By Nicole Harris
For the past few months, the Centers for Disease Control and Prevention (CDC) has recommended the use of cloth face masks to control the spread of COVID-19. The masks should be worn in public and near people outside of your household, especially when social distancing measures are difficult to maintain.
But cloth face coverings have some downsides: They’re hot and uncomfortable, they don’t cover the eyes, and most children don’t like wearing them. That’s why some parents are turning to face shields instead. These plastic barriers cover the entire face (including the eyes) with a transparent barrier.
Despite their popularity among parents, however, the CDC doesn’t recommend use of face shields as a substitute for masks. “At this time, it is not known what level of protection a face shield provides to people nearby from the spray of respiratory droplets from the wearer,” according to the organization. “There is currently not enough evidence to support the effectiveness of face shields for source control.”
Instead, experts recommend that parents use face shields only along with masks for extra protection against COVID-19. Here’s everything you need to know about the face mask vs. face shield debate.
The pros of face shields
Usually made from plastic, face shields create a barrier over a person’s entire face.
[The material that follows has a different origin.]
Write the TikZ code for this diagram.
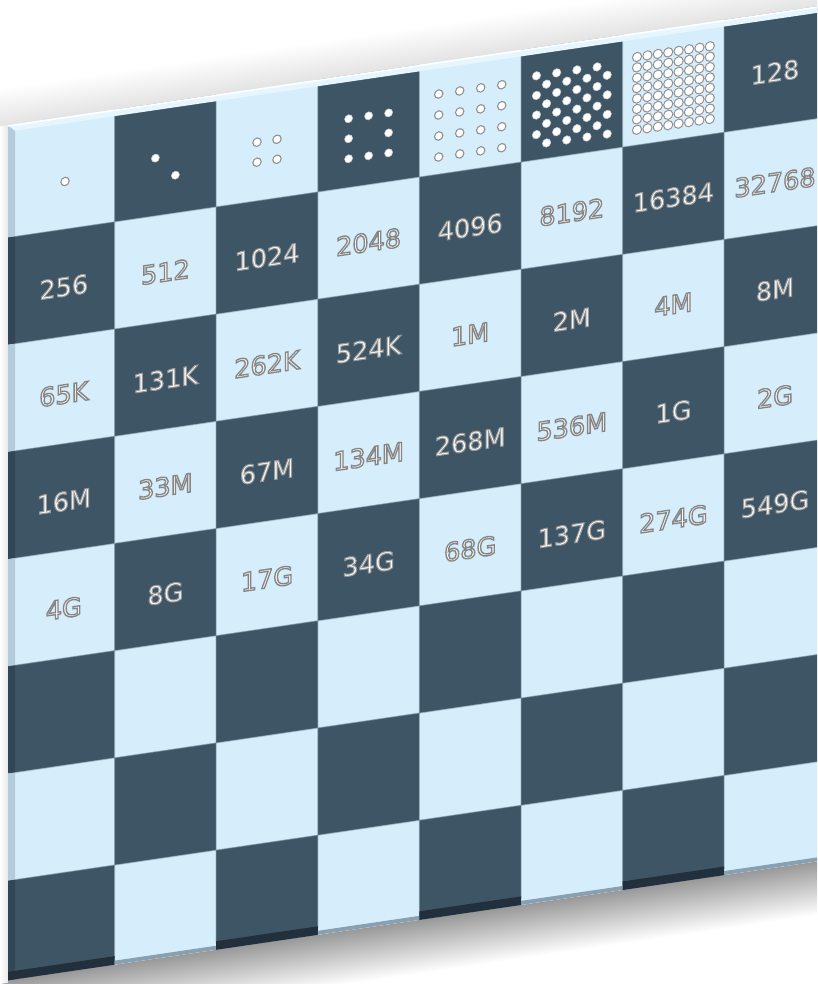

Wearing them has several benefits for kids:
- Shields don’t directly touch the face, and they stay put with built-in headbands. This design might feel more comfortable for kids—especially in warm, humid weather.
- COVID-19 transmits mainly through respiratory droplets that might enter through the mucous membranes of the eyes. Unlike face masks, shields create a protective barrier over the eyes.
- The see-through exterior makes communication easier for the deaf population, as well as kids with special needs and learning disorders.
- Wearers don’t need to adjust shields as often as face masks. Less contact with the face means fewer chances of COVID-19 transmission.
- Face shields can be washed and re-worn.
The cons of face shields
The coronavirus is mainly spread through respiratory droplets from coughs and sneezes. It might also be transmitted by airborne particles released with talking, exhaling, coughing, or sneezing. Face masks work by containing these particles, which protects everyone around a contagious individual, even if the sick person is asymptomatic or pre-symptomatic. When worn properly, the mask should cover your mouth and nose, fit securely underneath the chin, and rest snugly against the sides of the face, according to Marnie Granados, M.D., a CHOC pediatrician.
Face shields, on the other hand, don’t provide the same level of protection against COVID-19. The plastic barrier doesn’t fit snugly against the face, meaning that infectious particles can still leak through the bottom and sides. Take this recent event from a Switzerland hotel: Employees relying on face shields for COVID-19 protection contracted the virus, but those wearing masks received negative test results. What’s more, a guest contracted COVID-19 after contact with a shield-wearing employee.
To sum it up, anything that isn’t currently approved by the CDC shouldn’t be used as facial protection, says Belinda Dao, M.D., a CHOC pediatrician.
How to wear face shields properly
Want to give your child added defense against COVID-19? They can wear a face mask in addition to a shield. This get-up covers their mouth, nose, and eyes, which decreases their chances of contracting the virus. If your child has COVID-19 (asymptomatically, pre-symptomatically, or with symptoms), wearing a mask with a shield can better protect people around them from contamination. Note that babies should never wear face shields, as it poses a risk for suffocation.
Make sure your child washes their hands (or uses a hand sanitizer with at least 60 percent alcohol) before handling the face shield. Clean the shield between each use with “a wipe or clean cloth saturated with EPA-registered hospital disinfectant solution,” according to the CDC. You can also remove residue with clean water or alcohol, and let the shield air dry completely between uses. Always wash your hands after cleaning the shield! Disposable face shields should be thrown away after each use.
What if my child can’t wear a mask?
Some children have difficulties wearing face masks because they’re hard of hearing, interacting with a deaf individual, have sensory issues, etc. In these cases, the CDC recommends wearing plastic shields that “ wrap around the sides of the wearer’s face and extend below the chin.” Hooded face shields may also provide more protection against COVID-19.